Output each line exactly as it appears, skipping any embedded picture.

**GIVEN DATA:**
◇ ◇ ◇ ◇ ◇

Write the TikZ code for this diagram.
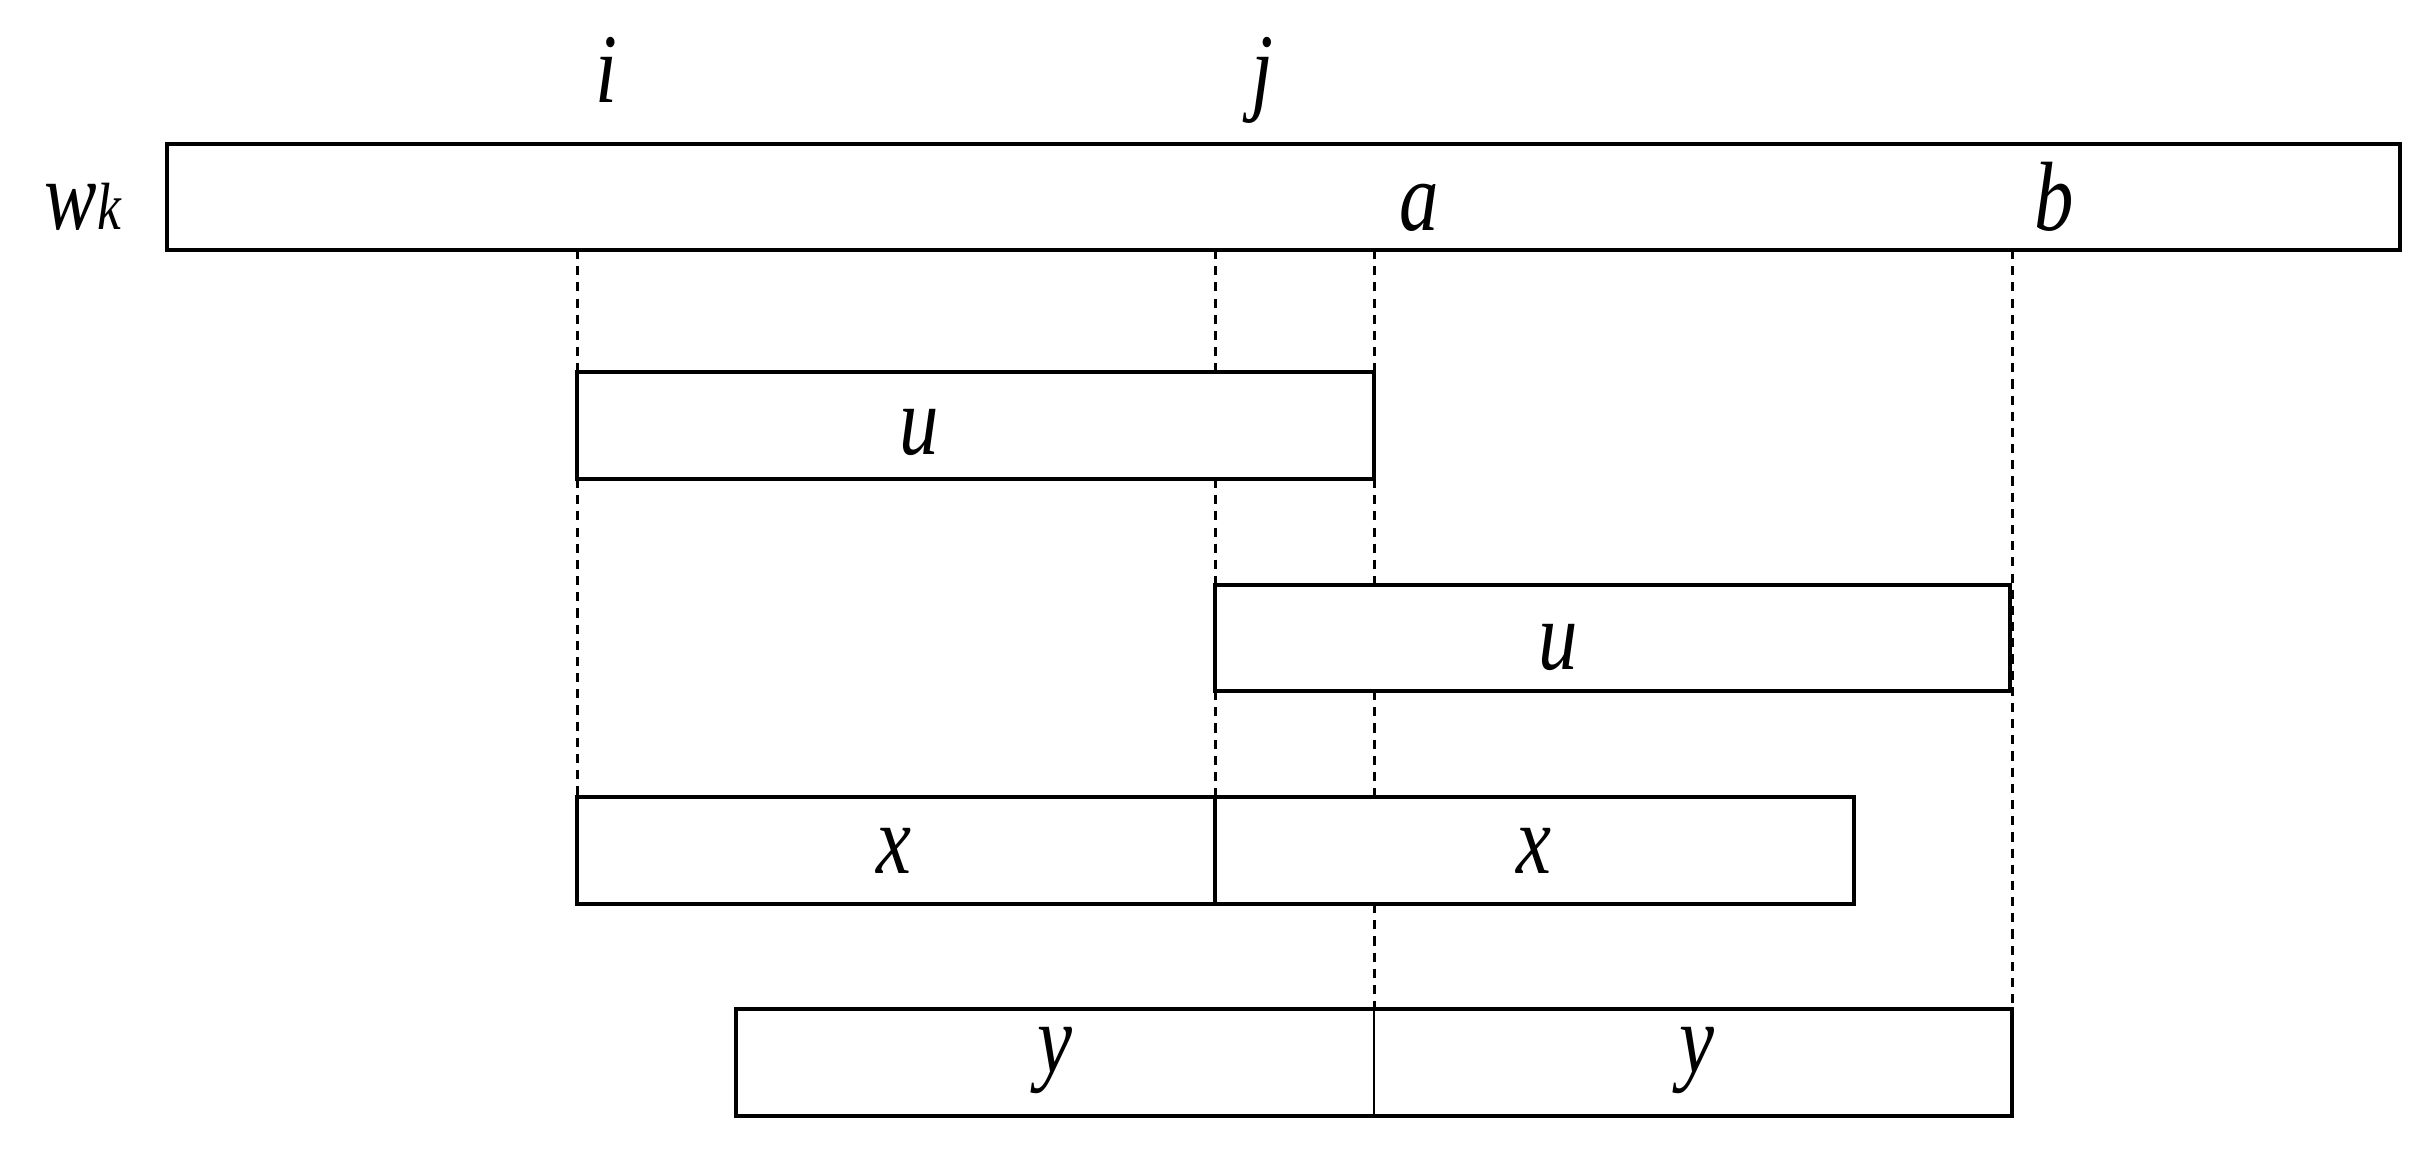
\documentclass[tikz,border=0pt]{standalone}
\usepackage{fontspec}
\setmainfont{Liberation Serif}[FakeStretch=0.8]
\begin{document}
\begin{tikzpicture}[x=0.01cm,y=-0.01cm,
  boxline/.style={line width=1.35pt,fill=white},
  thinline/.style={line width=0.8pt},
  guide/.style={line width=0.85pt,dash pattern=on 2.6pt off 2pt},
  lab/.style={anchor=base,inner sep=0pt,font=\fontsize{28}{30}\selectfont\itshape}]
\useasboundingbox (0,0) rectangle (2431,1149);
% guide coordinates
\coordinate (gi0) at (577,250);  \coordinate (gi1) at (577,372);
\coordinate (gi2) at (577,479);  \coordinate (gi3) at (577,797);
\coordinate (gj0) at (1215,250); \coordinate (gj1) at (1215,372);
\coordinate (gj2) at (1215,479); \coordinate (gj3) at (1215,585);
\coordinate (gj4) at (1215,691); \coordinate (gj5) at (1215,797);
\coordinate (ga0) at (1374,250); \coordinate (ga1) at (1374,372);
\coordinate (ga2) at (1374,479); \coordinate (ga3) at (1374,585);
\coordinate (ga4) at (1374,691); \coordinate (ga5) at (1374,797);
\coordinate (ga6) at (1374,904); \coordinate (ga7) at (1374,1009);
\coordinate (gb0) at (2012,250); \coordinate (gb1) at (2012,1009);
\draw[guide] (gi0) -- (gi1) (gi2) -- (gi3);
\draw[guide] (gj0) -- (gj1) (gj2) -- (gj3) (gj4) -- (gj5);
\draw[guide] (ga0) -- (ga1) (ga2) -- (ga3) (ga4) -- (ga5) (ga6) -- (ga7);
\draw[guide] (gb0) -- (gb1);
% boxes
\draw[boxline] (167,144) rectangle (2400,250);
\draw[boxline] (577,372) rectangle (1374,479);
\draw[boxline] (1215,585) rectangle (2010,691);
\draw[boxline] (577,797) rectangle (1854,904);
\coordinate (xd0) at (1215,797); \coordinate (xd1) at (1215,904);
\draw[line width=1.1pt] (xd0) -- (xd1);
\draw[boxline] (736,1009) rectangle (2012,1116);
\coordinate (yd0) at (1374,1009); \coordinate (yd1) at (1374,1116);
\draw[thinline] (yd0) -- (yd1);
% labels
\node[lab] (li) at (606,103) {i};
\node[lab] (lj) at (1262,103) {j};
\node[lab] (lw) at (83,230) {w{\fontsize{19}{20}\selectfont k}};
\node[lab] (la) at (1419,231) {a};
\node[lab] (lb) at (2054,231) {b};
\node[lab] (lu1) at (919,455) {u};
\node[lab] (lu2) at (1558,669) {u};
\node[lab] (lx1) at (894,873) {x};
\node[lab] (lx2) at (1534,873) {x};
\node[lab] (ly1) at (1055,1072) {y};
\node[lab] (ly2) at (1697,1072) {y};
\end{tikzpicture}
\end{document}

◇ ◇ ◇ ◇ ◇

**COMPLETE ANSWER:**
Write the TikZ code for this diagram.
\documentclass[tikz,border=0pt]{standalone}
\usepackage{fontspec}
\setmainfont{Liberation Serif}[FakeStretch=0.8]
\begin{document}
\begin{tikzpicture}[x=0.01cm,y=-0.01cm,
  boxline/.style={line width=1.35pt,fill=white},
  thinline/.style={line width=0.8pt},
  guide/.style={line width=0.85pt,dash pattern=on 2.6pt off 2pt},
  lab/.style={anchor=base,inner sep=0pt,font=\fontsize{28}{30}\selectfont\itshape}]
\useasboundingbox (0,0) rectangle (2431,1149);
% guide coordinates
\coordinate (gi0) at (577,250);  \coordinate (gi1) at (577,372);
\coordinate (gi2) at (577,479);  \coordinate (gi3) at (577,797);
\coordinate (gj0) at (1215,250); \coordinate (gj1) at (1215,372);
\coordinate (gj2) at (1215,479); \coordinate (gj3) at (1215,585);
\coordinate (gj4) at (1215,691); \coordinate (gj5) at (1215,797);
\coordinate (ga0) at (1374,250); \coordinate (ga1) at (1374,372);
\coordinate (ga2) at (1374,479); \coordinate (ga3) at (1374,585);
\coordinate (ga4) at (1374,691); \coordinate (ga5) at (1374,797);
\coordinate (ga6) at (1374,904); \coordinate (ga7) at (1374,1009);
\coordinate (gb0) at (2012,250); \coordinate (gb1) at (2012,1009);
\draw[guide] (gi0) -- (gi1) (gi2) -- (gi3);
\draw[guide] (gj0) -- (gj1) (gj2) -- (gj3) (gj4) -- (gj5);
\draw[guide] (ga0) -- (ga1) (ga2) -- (ga3) (ga4) -- (ga5) (ga6) -- (ga7);
\draw[guide] (gb0) -- (gb1);
% boxes
\draw[boxline] (167,144) rectangle (2400,250);
\draw[boxline] (577,372) rectangle (1374,479);
\draw[boxline] (1215,585) rectangle (2010,691);
\draw[boxline] (577,797) rectangle (1854,904);
\coordinate (xd0) at (1215,797); \coordinate (xd1) at (1215,904);
\draw[line width=1.1pt] (xd0) -- (xd1);
\draw[boxline] (736,1009) rectangle (2012,1116);
\coordinate (yd0) at (1374,1009); \coordinate (yd1) at (1374,1116);
\draw[thinline] (yd0) -- (yd1);
% labels
\node[lab] (li) at (606,103) {i};
\node[lab] (lj) at (1262,103) {j};
\node[lab] (lw) at (83,230) {w{\fontsize{19}{20}\selectfont k}};
\node[lab] (la) at (1419,231) {a};
\node[lab] (lb) at (2054,231) {b};
\node[lab] (lu1) at (919,455) {u};
\node[lab] (lu2) at (1558,669) {u};
\node[lab] (lx1) at (894,873) {x};
\node[lab] (lx2) at (1534,873) {x};
\node[lab] (ly1) at (1055,1072) {y};
\node[lab] (ly2) at (1697,1072) {y};
\end{tikzpicture}
\end{document}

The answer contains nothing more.